**SHORT TASK**
Report all lines holding "that".

**DATA SHOWN**
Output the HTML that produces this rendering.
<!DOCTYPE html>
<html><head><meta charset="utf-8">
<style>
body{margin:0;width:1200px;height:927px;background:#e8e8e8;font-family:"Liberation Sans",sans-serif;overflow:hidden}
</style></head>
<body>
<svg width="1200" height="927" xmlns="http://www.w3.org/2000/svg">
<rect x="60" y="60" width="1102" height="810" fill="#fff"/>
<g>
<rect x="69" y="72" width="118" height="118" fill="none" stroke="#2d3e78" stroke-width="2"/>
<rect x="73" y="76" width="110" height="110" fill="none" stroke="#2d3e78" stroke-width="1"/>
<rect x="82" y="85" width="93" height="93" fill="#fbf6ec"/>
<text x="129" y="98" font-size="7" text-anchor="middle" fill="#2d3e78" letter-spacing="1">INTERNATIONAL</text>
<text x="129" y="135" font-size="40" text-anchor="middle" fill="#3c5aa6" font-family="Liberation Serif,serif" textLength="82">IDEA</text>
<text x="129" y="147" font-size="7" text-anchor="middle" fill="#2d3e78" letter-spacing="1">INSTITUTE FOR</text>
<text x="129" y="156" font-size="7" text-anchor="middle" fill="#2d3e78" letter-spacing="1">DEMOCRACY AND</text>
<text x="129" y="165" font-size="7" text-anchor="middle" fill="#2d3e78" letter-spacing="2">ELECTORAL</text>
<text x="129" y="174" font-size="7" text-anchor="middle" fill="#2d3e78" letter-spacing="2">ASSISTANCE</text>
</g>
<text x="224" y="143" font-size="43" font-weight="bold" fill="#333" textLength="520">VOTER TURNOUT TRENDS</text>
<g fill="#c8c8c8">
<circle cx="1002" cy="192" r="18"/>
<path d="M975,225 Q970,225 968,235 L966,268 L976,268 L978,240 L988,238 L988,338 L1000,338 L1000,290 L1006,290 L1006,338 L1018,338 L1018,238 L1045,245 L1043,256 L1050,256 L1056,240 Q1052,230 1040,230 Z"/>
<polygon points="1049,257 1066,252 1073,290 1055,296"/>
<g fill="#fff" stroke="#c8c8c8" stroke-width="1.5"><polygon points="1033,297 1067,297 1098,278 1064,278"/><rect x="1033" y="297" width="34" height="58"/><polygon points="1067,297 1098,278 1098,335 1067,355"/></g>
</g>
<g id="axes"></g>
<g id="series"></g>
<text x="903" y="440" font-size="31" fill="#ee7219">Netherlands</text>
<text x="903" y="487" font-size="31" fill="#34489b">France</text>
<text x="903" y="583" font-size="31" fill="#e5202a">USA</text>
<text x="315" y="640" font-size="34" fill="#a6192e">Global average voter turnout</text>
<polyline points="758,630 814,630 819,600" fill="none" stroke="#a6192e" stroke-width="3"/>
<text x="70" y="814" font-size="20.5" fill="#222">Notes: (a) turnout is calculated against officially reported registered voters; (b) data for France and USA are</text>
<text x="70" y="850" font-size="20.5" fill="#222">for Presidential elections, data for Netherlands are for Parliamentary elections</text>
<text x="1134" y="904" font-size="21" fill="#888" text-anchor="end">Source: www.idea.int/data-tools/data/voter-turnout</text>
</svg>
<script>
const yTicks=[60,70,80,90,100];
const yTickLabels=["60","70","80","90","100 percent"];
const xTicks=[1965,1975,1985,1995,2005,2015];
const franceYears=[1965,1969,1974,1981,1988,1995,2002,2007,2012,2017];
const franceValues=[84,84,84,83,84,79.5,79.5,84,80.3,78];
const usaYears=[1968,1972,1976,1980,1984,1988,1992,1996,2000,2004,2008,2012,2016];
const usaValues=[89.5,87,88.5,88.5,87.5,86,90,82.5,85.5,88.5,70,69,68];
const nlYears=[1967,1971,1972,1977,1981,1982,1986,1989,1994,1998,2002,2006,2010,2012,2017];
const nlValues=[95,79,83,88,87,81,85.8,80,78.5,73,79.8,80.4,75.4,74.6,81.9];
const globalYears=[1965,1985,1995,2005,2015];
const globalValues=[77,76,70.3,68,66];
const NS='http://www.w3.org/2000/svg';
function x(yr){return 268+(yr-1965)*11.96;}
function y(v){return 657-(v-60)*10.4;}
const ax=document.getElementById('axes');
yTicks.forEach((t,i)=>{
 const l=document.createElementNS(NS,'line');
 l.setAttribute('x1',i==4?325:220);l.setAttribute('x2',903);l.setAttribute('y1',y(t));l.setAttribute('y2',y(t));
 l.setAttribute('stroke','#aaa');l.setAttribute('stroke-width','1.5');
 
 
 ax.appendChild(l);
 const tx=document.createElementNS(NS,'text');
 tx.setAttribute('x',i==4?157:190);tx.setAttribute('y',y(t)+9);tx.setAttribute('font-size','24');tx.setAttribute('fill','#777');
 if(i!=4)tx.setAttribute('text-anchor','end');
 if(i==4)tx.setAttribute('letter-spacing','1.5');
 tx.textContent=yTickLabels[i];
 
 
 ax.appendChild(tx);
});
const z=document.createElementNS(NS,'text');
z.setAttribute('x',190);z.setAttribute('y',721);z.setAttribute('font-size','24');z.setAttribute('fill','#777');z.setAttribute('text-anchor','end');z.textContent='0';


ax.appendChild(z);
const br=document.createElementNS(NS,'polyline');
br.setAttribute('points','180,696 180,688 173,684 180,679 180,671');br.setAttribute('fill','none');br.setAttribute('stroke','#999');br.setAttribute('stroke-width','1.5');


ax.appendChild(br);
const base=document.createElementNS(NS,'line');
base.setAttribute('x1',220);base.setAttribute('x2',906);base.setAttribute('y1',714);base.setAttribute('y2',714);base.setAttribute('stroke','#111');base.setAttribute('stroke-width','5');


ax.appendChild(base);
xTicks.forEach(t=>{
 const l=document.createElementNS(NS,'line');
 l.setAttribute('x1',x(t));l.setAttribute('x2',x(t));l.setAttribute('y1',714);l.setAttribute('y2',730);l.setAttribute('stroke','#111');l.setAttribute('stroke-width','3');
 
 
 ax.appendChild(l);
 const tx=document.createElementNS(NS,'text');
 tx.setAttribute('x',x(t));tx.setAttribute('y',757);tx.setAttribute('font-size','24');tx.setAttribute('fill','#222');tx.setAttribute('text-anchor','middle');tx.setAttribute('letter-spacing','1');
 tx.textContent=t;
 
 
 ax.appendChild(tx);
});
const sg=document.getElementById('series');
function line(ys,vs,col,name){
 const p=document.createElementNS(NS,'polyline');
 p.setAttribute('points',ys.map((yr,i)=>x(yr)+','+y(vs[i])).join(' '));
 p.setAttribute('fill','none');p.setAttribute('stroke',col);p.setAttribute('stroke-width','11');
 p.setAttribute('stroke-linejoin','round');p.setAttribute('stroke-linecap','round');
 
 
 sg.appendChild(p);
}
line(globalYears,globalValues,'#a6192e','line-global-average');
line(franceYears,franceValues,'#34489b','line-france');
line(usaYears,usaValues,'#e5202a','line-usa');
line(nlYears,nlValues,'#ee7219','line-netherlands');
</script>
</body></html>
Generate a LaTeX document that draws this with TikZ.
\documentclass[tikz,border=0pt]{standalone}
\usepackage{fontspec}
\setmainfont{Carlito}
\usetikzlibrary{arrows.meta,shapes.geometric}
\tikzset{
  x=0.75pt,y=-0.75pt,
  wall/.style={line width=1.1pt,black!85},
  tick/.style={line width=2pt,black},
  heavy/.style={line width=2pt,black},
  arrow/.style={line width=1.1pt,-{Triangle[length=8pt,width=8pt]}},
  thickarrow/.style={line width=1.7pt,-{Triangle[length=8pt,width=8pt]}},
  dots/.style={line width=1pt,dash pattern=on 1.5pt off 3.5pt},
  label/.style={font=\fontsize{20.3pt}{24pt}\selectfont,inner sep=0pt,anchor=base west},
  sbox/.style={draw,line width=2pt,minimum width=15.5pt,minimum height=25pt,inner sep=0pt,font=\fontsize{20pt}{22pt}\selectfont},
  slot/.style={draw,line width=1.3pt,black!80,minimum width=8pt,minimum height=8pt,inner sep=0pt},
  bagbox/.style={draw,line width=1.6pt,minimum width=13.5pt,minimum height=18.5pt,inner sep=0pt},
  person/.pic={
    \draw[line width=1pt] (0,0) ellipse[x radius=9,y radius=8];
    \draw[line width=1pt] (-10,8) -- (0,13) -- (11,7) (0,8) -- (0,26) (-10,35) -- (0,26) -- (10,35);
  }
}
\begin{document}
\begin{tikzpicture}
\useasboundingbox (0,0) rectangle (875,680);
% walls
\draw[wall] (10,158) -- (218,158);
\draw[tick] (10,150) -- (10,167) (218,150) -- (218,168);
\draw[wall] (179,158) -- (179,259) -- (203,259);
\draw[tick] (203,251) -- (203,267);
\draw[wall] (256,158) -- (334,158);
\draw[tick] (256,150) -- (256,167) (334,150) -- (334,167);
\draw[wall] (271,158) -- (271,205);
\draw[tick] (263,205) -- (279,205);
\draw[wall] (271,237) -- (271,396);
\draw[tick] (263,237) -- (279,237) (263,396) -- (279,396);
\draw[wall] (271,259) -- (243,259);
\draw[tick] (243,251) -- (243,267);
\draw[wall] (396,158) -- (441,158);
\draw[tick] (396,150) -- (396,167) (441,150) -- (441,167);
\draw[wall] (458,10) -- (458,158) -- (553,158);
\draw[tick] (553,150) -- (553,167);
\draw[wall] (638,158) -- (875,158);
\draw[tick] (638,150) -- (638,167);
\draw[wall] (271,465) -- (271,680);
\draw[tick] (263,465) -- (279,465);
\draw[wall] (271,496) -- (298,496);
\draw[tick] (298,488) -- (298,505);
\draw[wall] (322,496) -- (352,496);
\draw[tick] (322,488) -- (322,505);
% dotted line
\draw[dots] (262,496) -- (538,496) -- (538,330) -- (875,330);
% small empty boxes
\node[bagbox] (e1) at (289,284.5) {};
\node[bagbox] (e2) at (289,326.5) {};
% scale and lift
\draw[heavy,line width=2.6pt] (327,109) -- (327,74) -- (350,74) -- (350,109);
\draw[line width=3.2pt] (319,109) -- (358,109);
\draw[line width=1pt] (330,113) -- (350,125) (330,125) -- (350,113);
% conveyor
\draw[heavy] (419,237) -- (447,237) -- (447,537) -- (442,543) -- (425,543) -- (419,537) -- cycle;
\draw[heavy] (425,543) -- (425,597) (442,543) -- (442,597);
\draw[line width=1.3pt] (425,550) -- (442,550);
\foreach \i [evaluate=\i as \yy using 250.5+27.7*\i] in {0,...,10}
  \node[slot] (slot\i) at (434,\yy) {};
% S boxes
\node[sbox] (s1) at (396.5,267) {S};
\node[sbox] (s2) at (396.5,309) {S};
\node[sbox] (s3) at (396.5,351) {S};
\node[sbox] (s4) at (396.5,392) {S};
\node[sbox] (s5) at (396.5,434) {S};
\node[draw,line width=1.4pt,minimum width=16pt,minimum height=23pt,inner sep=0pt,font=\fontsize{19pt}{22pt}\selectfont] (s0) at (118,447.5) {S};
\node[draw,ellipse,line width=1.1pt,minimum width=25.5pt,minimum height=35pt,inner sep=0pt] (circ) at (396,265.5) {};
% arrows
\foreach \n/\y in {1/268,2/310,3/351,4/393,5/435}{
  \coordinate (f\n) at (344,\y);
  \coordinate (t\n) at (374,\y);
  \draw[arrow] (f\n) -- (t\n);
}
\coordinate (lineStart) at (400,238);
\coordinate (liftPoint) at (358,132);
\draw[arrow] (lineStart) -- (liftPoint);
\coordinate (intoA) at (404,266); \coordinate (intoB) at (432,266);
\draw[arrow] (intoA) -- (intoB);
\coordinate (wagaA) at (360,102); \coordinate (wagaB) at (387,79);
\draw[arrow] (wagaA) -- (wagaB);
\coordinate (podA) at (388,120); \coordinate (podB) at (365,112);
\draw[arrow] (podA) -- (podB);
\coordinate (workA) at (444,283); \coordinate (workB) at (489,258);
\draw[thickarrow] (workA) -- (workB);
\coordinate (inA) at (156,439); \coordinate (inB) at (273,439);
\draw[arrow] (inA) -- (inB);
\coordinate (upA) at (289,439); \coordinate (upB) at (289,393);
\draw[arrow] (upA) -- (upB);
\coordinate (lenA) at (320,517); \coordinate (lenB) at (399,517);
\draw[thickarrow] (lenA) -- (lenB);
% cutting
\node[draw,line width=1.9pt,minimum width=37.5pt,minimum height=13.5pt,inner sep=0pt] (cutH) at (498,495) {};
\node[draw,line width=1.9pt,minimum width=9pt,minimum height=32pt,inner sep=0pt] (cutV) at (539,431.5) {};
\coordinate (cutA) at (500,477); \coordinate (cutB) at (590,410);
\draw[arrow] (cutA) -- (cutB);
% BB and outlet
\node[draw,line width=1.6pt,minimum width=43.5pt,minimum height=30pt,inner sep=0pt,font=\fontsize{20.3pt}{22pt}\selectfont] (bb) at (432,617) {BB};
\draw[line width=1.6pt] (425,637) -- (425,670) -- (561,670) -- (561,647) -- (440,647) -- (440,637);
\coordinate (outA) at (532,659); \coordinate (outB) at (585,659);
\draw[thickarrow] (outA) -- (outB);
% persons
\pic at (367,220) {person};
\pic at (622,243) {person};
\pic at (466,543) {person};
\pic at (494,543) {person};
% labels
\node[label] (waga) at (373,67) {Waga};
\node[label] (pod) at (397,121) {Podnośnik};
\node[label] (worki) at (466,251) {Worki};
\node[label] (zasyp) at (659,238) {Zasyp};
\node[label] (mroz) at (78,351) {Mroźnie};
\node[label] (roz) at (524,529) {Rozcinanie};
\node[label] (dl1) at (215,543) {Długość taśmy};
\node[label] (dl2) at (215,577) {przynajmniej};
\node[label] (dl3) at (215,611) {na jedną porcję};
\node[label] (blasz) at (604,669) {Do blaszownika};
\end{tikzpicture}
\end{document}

**RESULT FOR THIS EXERCISE**
Output the HTML that produces this rendering.
Generate a LaTeX document that draws this with TikZ.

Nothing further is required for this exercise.